The US Geological Survey said the epicentre of the quake — detected at 10:00 am Pyongyang time (0130 GMT) — was in the northeast of the country, some 50 kilometres (30 miles) northwest of Kilju city, placing it right next to the Punggye-ri nuclear test site.
Any confirmed test will trigger widespread international condemnation of North Korea, which has already conducted three nuclear tests in 2006, 2009 and 2013 — all at the Punggye-ri site.
It would certainly result in a tightening of international sanctions imposed after the North’s previous nuclear and ballistic missile tests.
In Seoul, the presidential Blue House called an emergency meeting of the National Security Council, as officials scrambled to confirm the precise nature of the tremor.
“Further analysis is necessary to determine whether it is an artificial or a natural quake,” a spokesman for the Korea Meteorological Administration told AFP.
“We suspect a man-made earthquake and are analysing the scale and epicentre of the quake with the geoscience and mineral resource institute of South Korea.”
Researchers at the US-Korea Institute at Johns Hopkins University said last month that recent satellite images showed North Korea was excavating a new tunnel at Punggye-ri.
“While there are no indications that a nuclear test is imminent, the new tunnel adds to North Korea’s ability to conduct additional detonations over the coming years if it chooses to do so,” they said at the time.
A nuclear test would be seen as major slap in the face to the North’s chief ally China and extinguish any chance of a resumption of six-country talks on North Korea’s nuclear programme that Beijing has been pushing for.
Japan’s top government spokesman said it may have been a nuclear test, based on past experience.
Chief Cabinet Secretary Yoshihide Suga told reporters the government is gathering and analysing information on the incident.
He also said the government has convened meetings of a task force on North Korea.
The U.S. Defense Department was also “looking into reports of a possible seismic event near North Korea’s nuclear facilities”.
This combination of GeoEye Satellite Images captured January 4, 2013 (L) and January 23, 2013 shows the Punggye-ri nuclear test facility.(GeoEye Satellite Image/AFP)

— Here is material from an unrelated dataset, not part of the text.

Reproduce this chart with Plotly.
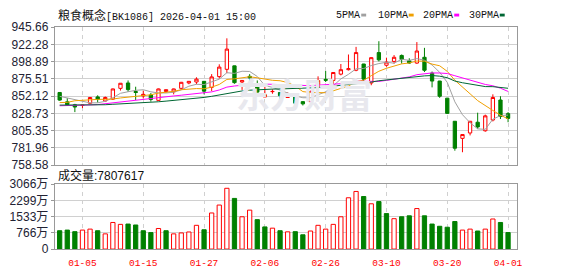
import plotly.graph_objects as go

# ---------------- data ----------------
dates = ["2025-12-29", "2025-12-30", "2025-12-31", "2026-01-05", "2026-01-06", "2026-01-07",
         "2026-01-08", "2026-01-09", "2026-01-12", "2026-01-13", "2026-01-14", "2026-01-15",
         "2026-01-16", "2026-01-19", "2026-01-20", "2026-01-21", "2026-01-22", "2026-01-23",
         "2026-01-26", "2026-01-27", "2026-01-28", "2026-01-29", "2026-01-30", "2026-02-02",
         "2026-02-03", "2026-02-04", "2026-02-05", "2026-02-06", "2026-02-09", "2026-02-10",
         "2026-02-11", "2026-02-12", "2026-02-13", "2026-02-24", "2026-02-25", "2026-02-26",
         "2026-02-27", "2026-03-02", "2026-03-03", "2026-03-04", "2026-03-05", "2026-03-06",
         "2026-03-09", "2026-03-10", "2026-03-11", "2026-03-12", "2026-03-13", "2026-03-16",
         "2026-03-17", "2026-03-18", "2026-03-19", "2026-03-20", "2026-03-23", "2026-03-24",
         "2026-03-25", "2026-03-26", "2026-03-27", "2026-03-30", "2026-03-31", "2026-04-01"]

opens = [857.2, 844.5, 840.5, 839.6, 842.6, 851.2, 845.7, 848.2, 862.8, 870.1,
         858.5, 852.5, 853.8, 846.5, 858.5, 858.1, 862.8, 870.1, 871.4, 872.3,
         864.1, 878.7, 888.6, 893.3, 871.4, 879.1, 868.4, 851.2, 858.3, 857.2,
         850.4, 852.5, 844.8, 844.8, 864.1, 875.0, 873.5, 882.1, 888.1, 887.3,
         895.8, 870.1, 911.3, 894.1, 899.3, 907.4, 900.1, 897.1, 904.9, 883.4,
         872.7, 849.5, 818.2, 795.0, 802.3, 816.9, 805.3, 819.9, 847.0, 828.5]
highs = [857.8, 849.5, 841.8, 840.5, 850.8, 853.4, 851.7, 862.5, 870.0, 873.5,
         865.0, 859.8, 856.4, 862.5, 861.0, 862.5, 871.5, 872.3, 877.8, 872.5,
         882.1, 895.4, 930.6, 893.5, 873.5, 882.1, 873.5, 865.0, 861.5, 857.5,
         857.2, 852.9, 845.5, 859.8, 879.1, 886.4, 884.5, 895.8, 908.7, 919.0,
         896.0, 905.0, 926.7, 904.4, 907.9, 908.7, 903.6, 925.5, 917.7, 885.6,
         873.0, 849.9, 818.5, 800.5, 818.5, 829.8, 827.2, 854.7, 852.1, 830.6]
lows = [846.0, 839.0, 830.6, 836.0, 841.4, 843.5, 844.8, 847.0, 859.8, 858.1,
        847.0, 849.0, 844.8, 846.0, 857.0, 854.7, 861.0, 868.4, 868.4, 854.7,
        859.0, 876.1, 883.4, 869.0, 860.7, 866.3, 857.0, 851.0, 855.5, 848.6,
        850.0, 840.0, 839.6, 844.0, 863.0, 871.4, 868.4, 880.4, 887.0, 886.0,
        872.7, 867.0, 899.3, 892.0, 896.3, 896.3, 896.0, 896.0, 885.0, 864.1,
        849.9, 828.0, 778.3, 776.2, 799.0, 808.0, 804.0, 818.0, 821.2, 816.9]
closes = [846.9, 840.5, 837.5, 840.0, 850.4, 847.8, 850.4, 862.0, 869.7, 861.1,
          857.2, 854.7, 847.8, 862.0, 861.0, 862.0, 871.0, 872.3, 875.3, 859.0,
          878.3, 891.6, 916.0, 870.5, 873.5, 877.0, 857.7, 854.2, 858.6, 852.9,
          854.7, 842.7, 841.8, 858.5, 873.5, 873.8, 884.3, 888.1, 889.4, 911.3,
          875.3, 904.4, 901.4, 898.4, 904.9, 901.9, 897.1, 913.4, 887.3, 872.7,
          852.1, 828.9, 781.7, 800.2, 818.2, 810.5, 825.5, 850.4, 824.6, 822.1]

ma5 = [852.0, 850.0, 847.0, 845.0, 843.1, 843.2, 845.2, 850.1, 856.1, 858.2,
       860.1, 860.9, 858.1, 856.6, 856.5, 857.5, 860.8, 865.7, 868.3, 867.9,
       871.2, 875.3, 884.0, 883.1, 886.0, 885.7, 878.9, 866.6, 864.2, 860.1,
       855.6, 852.6, 850.1, 850.1, 854.2, 858.0, 866.3, 875.6, 881.8, 889.3,
       889.7, 893.7, 896.4, 898.2, 896.9, 902.2, 900.7, 903.1, 900.9, 894.5,
       884.5, 870.9, 844.5, 827.1, 816.2, 807.9, 807.2, 821.0, 825.8, 826.6]
ma10 = [843.5, 843.8, 846.0, 846.8, 847.5, 847.8, 848.0, 848.3, 849.8, 850.7,
        851.7, 853.1, 854.1, 856.4, 857.4, 858.8, 860.9, 861.9, 862.5, 862.2,
        864.4, 868.1, 874.9, 875.7, 877.0, 878.5, 877.1, 875.3, 873.7, 873.1,
        870.7, 865.8, 858.4, 857.2, 857.2, 856.9, 859.5, 862.9, 866.0, 871.8,
        873.8, 880.0, 886.0, 890.0, 893.1, 896.0, 897.2, 899.8, 899.6, 895.7,
        893.4, 885.8, 873.8, 864.0, 855.4, 846.2, 839.1, 832.8, 826.5, 821.4]
ma20 = [839.2, 839.3, 839.8, 840.1, 840.3, 840.8, 842.0, 843.8, 845.0, 846.2,
        847.3, 848.3, 849.3, 850.3, 851.3, 852.5, 853.5, 854.5, 855.5, 856.4,
        858.0, 860.6, 864.5, 866.0, 867.2, 868.6, 869.0, 868.6, 868.1, 867.6,
        867.5, 866.9, 866.6, 866.4, 867.1, 867.6, 868.3, 869.1, 869.8, 872.4,
        872.2, 872.9, 872.2, 873.6, 875.1, 876.4, 878.3, 881.3, 882.7, 883.7,
        883.6, 882.9, 879.9, 877.0, 874.2, 871.1, 868.1, 866.3, 863.0, 858.6]
ma30 = [840.1, 840.1, 840.1, 840.1, 840.2, 840.4, 840.6, 841.2, 841.6, 842.4,
        843.0, 843.8, 844.2, 844.6, 845.5, 846.3, 847.2, 848.3, 849.5, 850.5,
        852.0, 854.0, 856.3, 858.0, 859.3, 860.3, 861.0, 861.5, 861.8, 862.0,
        862.2, 862.3, 862.4, 863.1, 863.8, 864.7, 865.8, 866.7, 867.4, 869.0,
        869.6, 871.3, 873.1, 874.3, 875.7, 877.1, 877.9, 879.3, 879.7, 880.2,
        879.3, 877.2, 872.7, 870.4, 868.5, 866.3, 865.2, 865.1, 864.0, 862.9]

# volume in 万 (1e4)
volumes = [868, 898, 823, 898, 943, 868, 719, 1257, 1168, 1183,
           1138, 868, 778, 973, 868, 719, 763, 808, 1123, 913,
           1707, 2081, 2874, 2395, 1527, 1841, 1392, 1048, 988, 868,
           815, 823, 674, 853, 1123, 943, 1168, 1527, 2425, 2725,
           2485, 2141, 2246, 1677, 1437, 1527, 1572, 1916, 1572, 1183,
           1078, 1033, 1302, 898, 943, 853, 943, 1422, 1257, 780.8]
vol_up = [0, 0, 0, 1, 1, 0, 1, 1, 1, 0,
          0, 0, 0, 1, 0, 1, 1, 1, 1, 0,
          1, 1, 1, 0, 1, 1, 0, 0, 1, 0,
          1, 0, 0, 1, 1, 1, 1, 1, 1, 1,
          0, 1, 0, 0, 1, 0, 0, 1, 0, 0,
          0, 0, 0, 1, 1, 0, 1, 1, 0, 0]

price_ticks = [945.66, 922.28, 898.89, 875.51, 852.12, 828.73, 805.35, 781.96, 758.58]
vol_ticks = [0, 766.5, 1533, 2299.5, 3066]
vol_tick_text = ["0", "766万", "1533万", "2299万", "3066万"]
date_ticks = ["2026-01-05", "2026-01-15", "2026-01-27", "2026-02-06",
              "2026-02-26", "2026-03-10", "2026-03-20", "2026-04-01"]
date_tick_text = [d[5:] for d in date_ticks]

title_name = "粮食概念[BK1086]"
title_time = "2026-04-01 15:00"
vol_label = "成交量:7807617"
ma_names = ["5PMA", "10PMA", "20PMA", "30PMA"]

# ---------------- styles ----------------
RED = "#ff0000"
GREEN = "#008000"
MA_COLORS = ["#a0a0a0", "#f0a000", "#ff00ff", "#006633"]
GRID = "#d0d0d0"
BORDER = "#999999"
W, H = 578, 276

def px_x(v):
    return v / W

def px_y(v):
    return 1 - v / H

X_DOM = [px_x(55.3), px_x(522.3)]
Y_MAIN = [px_y(166.7), px_y(21.3)]
Y_VOL = [px_y(255.0), px_y(186.7)]
XR = [-0.65, 60.16]

fig = go.Figure()

fig.add_trace(go.Candlestick(
    x=dates, open=opens, high=highs, low=lows, close=closes,
    increasing=dict(line=dict(color=RED, width=1), fillcolor="white"),
    decreasing=dict(line=dict(color=GREEN, width=1), fillcolor=GREEN),
    whiskerwidth=0, hoverinfo="skip", showlegend=False,
    xaxis="x", yaxis="y"))

for vals, col in zip([ma5, ma10, ma20, ma30], MA_COLORS):
    fig.add_trace(go.Scatter(x=dates, y=vals, mode="lines",
                             line=dict(color=col, width=1),
                             hoverinfo="skip", showlegend=False,
                             xaxis="x", yaxis="y"))

fig.add_trace(go.Bar(
    x=dates, y=volumes, width=0.56,
    marker=dict(color=["white" if u else GREEN for u in vol_up],
                line=dict(color=[RED if u else GREEN for u in vol_up], width=1)),
    hoverinfo="skip", showlegend=False, xaxis="x2", yaxis="y2"))

axis_common = dict(showline=True, linecolor=BORDER, linewidth=1, mirror=True,
                   zeroline=False)

fig.update_layout(
    width=W, height=H, autosize=False,
    margin=dict(l=0, r=0, t=0, b=0),
    paper_bgcolor="white", plot_bgcolor="white",
    showlegend=False, boxgap=0.38,
    xaxis=dict(domain=X_DOM, anchor="y", type="category", range=XR,
               tickvals=date_ticks, showticklabels=False, ticks="",
               showgrid=True, gridcolor=GRID, griddash="4px,4px", gridwidth=1,
               rangeslider=dict(visible=False), **axis_common),
    yaxis=dict(domain=Y_MAIN, anchor="x", range=[price_ticks[-1], price_ticks[0]],
               tickvals=price_ticks, ticktext=[f"{v:.2f}" for v in price_ticks],
               ticks="outside", ticklen=3, tickcolor=BORDER,
               tickfont=dict(family="Liberation Sans, Arial", size=12, color="#222233"),
               showgrid=True, gridcolor=GRID, gridwidth=1, **axis_common),
    xaxis2=dict(domain=X_DOM, anchor="y2", type="category", range=XR, matches="x",
                tickvals=date_ticks, ticktext=date_tick_text, ticks="",
                ticklabelstandoff=5,
                tickfont=dict(family="Liberation Mono, DejaVu Sans Mono", size=9.5, color=RED),
                showgrid=True, gridcolor=GRID, griddash="4px,4px", gridwidth=1,
                **axis_common),
    yaxis2=dict(domain=Y_VOL, anchor="x2", range=[0, 3066],
                tickvals=vol_ticks, ticktext=vol_tick_text,
                ticks="outside", ticklen=3, tickcolor=BORDER,
                tickfont=dict(family="Liberation Sans, Noto Sans CJK SC", size=12, color="#222233"),
                showgrid=True, gridcolor=GRID, gridwidth=1, **axis_common),
)

annotations = []
# watermark
annotations.append(dict(text="<b>东方财富</b>", x=px_x(307), y=px_y(91), xref="paper", yref="paper",
                        showarrow=False, xanchor="center", yanchor="middle",
                        font=dict(family="Noto Sans CJK SC", size=34, color="#e8e8ee")))
# title
annotations.append(dict(text=f"<span style='font-size:12px'>粮食概念</span>{title_name[4:]} {title_time}",
                        x=px_x(56.5), y=px_y(9), xref="paper", yref="paper",
                        showarrow=False, xanchor="left", yanchor="middle",
                        font=dict(family="Liberation Mono, Noto Sans CJK SC", size=10, color="#111111")))
# volume label
annotations.append(dict(text=vol_label, x=px_x(56.5), y=px_y(178), xref="paper", yref="paper",
                        showarrow=False, xanchor="left", yanchor="middle",
                        font=dict(family="Liberation Sans, Noto Sans CJK SC", size=12, color="#111111")))
# MA legend
leg_text_x = [338, 380, 425, 472]
leg_sq_x = [365, 413, 459, 505]
shapes = []
for name, tx, sx, col in zip(ma_names, leg_text_x, leg_sq_x, MA_COLORS):
    annotations.append(dict(text=name, x=px_x(tx), y=px_y(8.5), xref="paper", yref="paper",
                            showarrow=False, xanchor="left", yanchor="middle",
                            font=dict(family="Liberation Mono", size=10, color="#111111")))
    shapes.append(dict(type="rect", xref="paper", yref="paper",
                       x0=px_x(sx), x1=px_x(sx + 5), y0=px_y(10), y1=px_y(7),
                       fillcolor=col, line=dict(width=0)))

fig.update_layout(annotations=annotations, shapes=shapes)

fig.write_html("out.html")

After its last nuclear test in 2013, the North restarted a plutonium reactor that it had shut down at its Yongbyon complex in 2007 under an aid-for-disarmament accord.
It follows South Korea media reports that North Korea appeared to have carried out a test of a submarine-launched ballistic missile last month.
South Korea’s Yonhap News Agency cited an unnamed South Korean government official as saying Pyongyang appeared to have conducted an ejection test of a submarine-launched ballistic missile (SLBM) in December, following a reported failure of such a test in November.
A South Korean military official told Reuters that North Korea continued to developed submarine-launched missile capability but expects it will take a substantial period of time for it to be able to successfully deploy such a weapon.